— Start of Information supplied —

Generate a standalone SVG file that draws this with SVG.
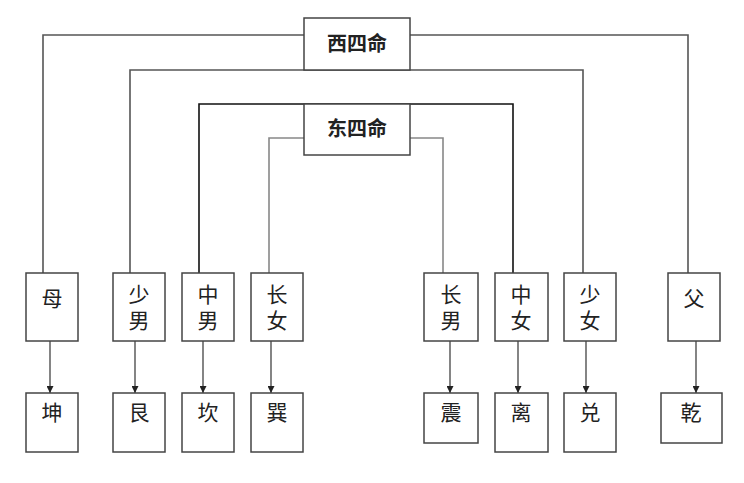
<svg xmlns="http://www.w3.org/2000/svg" width="744" height="483" viewBox="0 0 744 483">
<defs>
<style>
.box{fill:#fff;stroke:#444;stroke-width:1.5}
.t{font-family:"Noto Sans CJK SC","Noto Sans CJK TC",sans-serif;font-size:21px;fill:#222;text-anchor:middle}
.v{font-family:"Noto Sans CJK SC","Noto Sans CJK TC",sans-serif;font-size:21px;fill:#222;text-anchor:middle;writing-mode:vertical-rl;letter-spacing:5px}
.h{font-family:"Noto Sans CJK SC",sans-serif;font-size:20px;fill:#222;text-anchor:middle;font-weight:bold}
.c{fill:none;stroke-width:1.6}
.a{fill:none;stroke:#333;stroke-width:1.2;marker-end:url(#arr)}
</style>
<marker id="arr" viewBox="0 0 10 10" refX="10" refY="5" markerWidth="7" markerHeight="7" markerUnits="userSpaceOnUse" orient="auto">
<path d="M0,0 L10,5 L0,10 z" fill="#222"/>
</marker>
</defs>
<rect width="744" height="483" fill="#fff"/>
<g id="connectors">
<polyline class="c" stroke="#555" points="43,273 43,35 688,35 688,273"/>
<polyline class="c" stroke="#555" points="130,273 130,70 583,70 583,273"/>
<polyline class="c" stroke="#111" points="199,273 199,104 513,104 513,273"/>
<polyline class="c" stroke="#888" points="269,273 269,138 443,138 443,273"/>
<line class="a" x1="50" y1="341" x2="50" y2="393"/>
<line class="a" x1="135" y1="341" x2="135" y2="393"/>
<line class="a" x1="203" y1="341" x2="203" y2="393"/>
<line class="a" x1="271" y1="341" x2="271" y2="393"/>
<line class="a" x1="450" y1="341" x2="450" y2="393"/>
<line class="a" x1="518" y1="341" x2="518" y2="393"/>
<line class="a" x1="586" y1="341" x2="586" y2="393"/>
<line class="a" x1="696" y1="341" x2="696" y2="393"/>
</g>
<g id="west"><rect class="box" x="304" y="18" width="106" height="52"/><text class="h" x="357" y="51">西四命</text></g>
<g id="east"><rect class="box" x="304" y="104" width="106" height="51"/><text class="h" x="357" y="136">东四命</text></g>
<g id="mu"><rect class="box" x="26" y="273" width="52" height="68"/><text class="t" x="52" y="306">母</text></g>
<g id="shaonan"><rect class="box" x="113" y="273" width="52" height="68"/><text class="v" x="139" y="310">少男</text></g>
<g id="zhongnan"><rect class="box" x="182" y="273" width="52" height="68"/><text class="v" x="208" y="310">中男</text></g>
<g id="zhangnv"><rect class="box" x="251" y="273" width="52" height="68"/><text class="v" x="277" y="310">长女</text></g>
<g id="zhangnan"><rect class="box" x="424" y="273" width="54" height="68"/><text class="v" x="451" y="310">长男</text></g>
<g id="zhongnv"><rect class="box" x="495" y="273" width="53" height="68"/><text class="v" x="521" y="310">中女</text></g>
<g id="shaonv"><rect class="box" x="564" y="273" width="52" height="68"/><text class="v" x="590" y="310">少女</text></g>
<g id="fu"><rect class="box" x="668" y="273" width="52" height="68"/><text class="t" x="694" y="306">父</text></g>
<g id="kun"><rect class="box" x="26" y="393" width="52" height="59"/><text class="t" x="52" y="420">坤</text></g>
<g id="gen"><rect class="box" x="113" y="393" width="52" height="59"/><text class="t" x="139" y="420">艮</text></g>
<g id="kan"><rect class="box" x="182" y="393" width="52" height="59"/><text class="t" x="208" y="420">坎</text></g>
<g id="xun"><rect class="box" x="251" y="393" width="52" height="59"/><text class="t" x="277" y="420">巽</text></g>
<g id="zhen"><rect class="box" x="424" y="393" width="54" height="50"/><text class="t" x="451" y="420">震</text></g>
<g id="li"><rect class="box" x="495" y="393" width="53" height="59"/><text class="t" x="521" y="420">离</text></g>
<g id="dui"><rect class="box" x="564" y="393" width="52" height="59"/><text class="t" x="590" y="420">兑</text></g>
<g id="qian"><rect class="box" x="661" y="393" width="61" height="50"/><text class="t" x="691" y="420">乾</text></g>
</svg>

— End of Information supplied —

* _What this task involves_
Write out the listing word for word, omitting the pictures it holds.

* _Result below_
Generate a standalone SVG file that draws this with SVG.
<svg xmlns="http://www.w3.org/2000/svg" width="744" height="483" viewBox="0 0 744 483">
<defs>
<style>
.box{fill:#fff;stroke:#444;stroke-width:1.5}
.t{font-family:"Noto Sans CJK SC","Noto Sans CJK TC",sans-serif;font-size:21px;fill:#222;text-anchor:middle}
.v{font-family:"Noto Sans CJK SC","Noto Sans CJK TC",sans-serif;font-size:21px;fill:#222;text-anchor:middle;writing-mode:vertical-rl;letter-spacing:5px}
.h{font-family:"Noto Sans CJK SC",sans-serif;font-size:20px;fill:#222;text-anchor:middle;font-weight:bold}
.c{fill:none;stroke-width:1.6}
.a{fill:none;stroke:#333;stroke-width:1.2;marker-end:url(#arr)}
</style>
<marker id="arr" viewBox="0 0 10 10" refX="10" refY="5" markerWidth="7" markerHeight="7" markerUnits="userSpaceOnUse" orient="auto">
<path d="M0,0 L10,5 L0,10 z" fill="#222"/>
</marker>
</defs>
<rect width="744" height="483" fill="#fff"/>
<g id="connectors">
<polyline class="c" stroke="#555" points="43,273 43,35 688,35 688,273"/>
<polyline class="c" stroke="#555" points="130,273 130,70 583,70 583,273"/>
<polyline class="c" stroke="#111" points="199,273 199,104 513,104 513,273"/>
<polyline class="c" stroke="#888" points="269,273 269,138 443,138 443,273"/>
<line class="a" x1="50" y1="341" x2="50" y2="393"/>
<line class="a" x1="135" y1="341" x2="135" y2="393"/>
<line class="a" x1="203" y1="341" x2="203" y2="393"/>
<line class="a" x1="271" y1="341" x2="271" y2="393"/>
<line class="a" x1="450" y1="341" x2="450" y2="393"/>
<line class="a" x1="518" y1="341" x2="518" y2="393"/>
<line class="a" x1="586" y1="341" x2="586" y2="393"/>
<line class="a" x1="696" y1="341" x2="696" y2="393"/>
</g>
<g id="west"><rect class="box" x="304" y="18" width="106" height="52"/><text class="h" x="357" y="51">西四命</text></g>
<g id="east"><rect class="box" x="304" y="104" width="106" height="51"/><text class="h" x="357" y="136">东四命</text></g>
<g id="mu"><rect class="box" x="26" y="273" width="52" height="68"/><text class="t" x="52" y="306">母</text></g>
<g id="shaonan"><rect class="box" x="113" y="273" width="52" height="68"/><text class="v" x="139" y="310">少男</text></g>
<g id="zhongnan"><rect class="box" x="182" y="273" width="52" height="68"/><text class="v" x="208" y="310">中男</text></g>
<g id="zhangnv"><rect class="box" x="251" y="273" width="52" height="68"/><text class="v" x="277" y="310">长女</text></g>
<g id="zhangnan"><rect class="box" x="424" y="273" width="54" height="68"/><text class="v" x="451" y="310">长男</text></g>
<g id="zhongnv"><rect class="box" x="495" y="273" width="53" height="68"/><text class="v" x="521" y="310">中女</text></g>
<g id="shaonv"><rect class="box" x="564" y="273" width="52" height="68"/><text class="v" x="590" y="310">少女</text></g>
<g id="fu"><rect class="box" x="668" y="273" width="52" height="68"/><text class="t" x="694" y="306">父</text></g>
<g id="kun"><rect class="box" x="26" y="393" width="52" height="59"/><text class="t" x="52" y="420">坤</text></g>
<g id="gen"><rect class="box" x="113" y="393" width="52" height="59"/><text class="t" x="139" y="420">艮</text></g>
<g id="kan"><rect class="box" x="182" y="393" width="52" height="59"/><text class="t" x="208" y="420">坎</text></g>
<g id="xun"><rect class="box" x="251" y="393" width="52" height="59"/><text class="t" x="277" y="420">巽</text></g>
<g id="zhen"><rect class="box" x="424" y="393" width="54" height="50"/><text class="t" x="451" y="420">震</text></g>
<g id="li"><rect class="box" x="495" y="393" width="53" height="59"/><text class="t" x="521" y="420">离</text></g>
<g id="dui"><rect class="box" x="564" y="393" width="52" height="59"/><text class="t" x="590" y="420">兑</text></g>
<g id="qian"><rect class="box" x="661" y="393" width="61" height="50"/><text class="t" x="691" y="420">乾</text></g>
</svg>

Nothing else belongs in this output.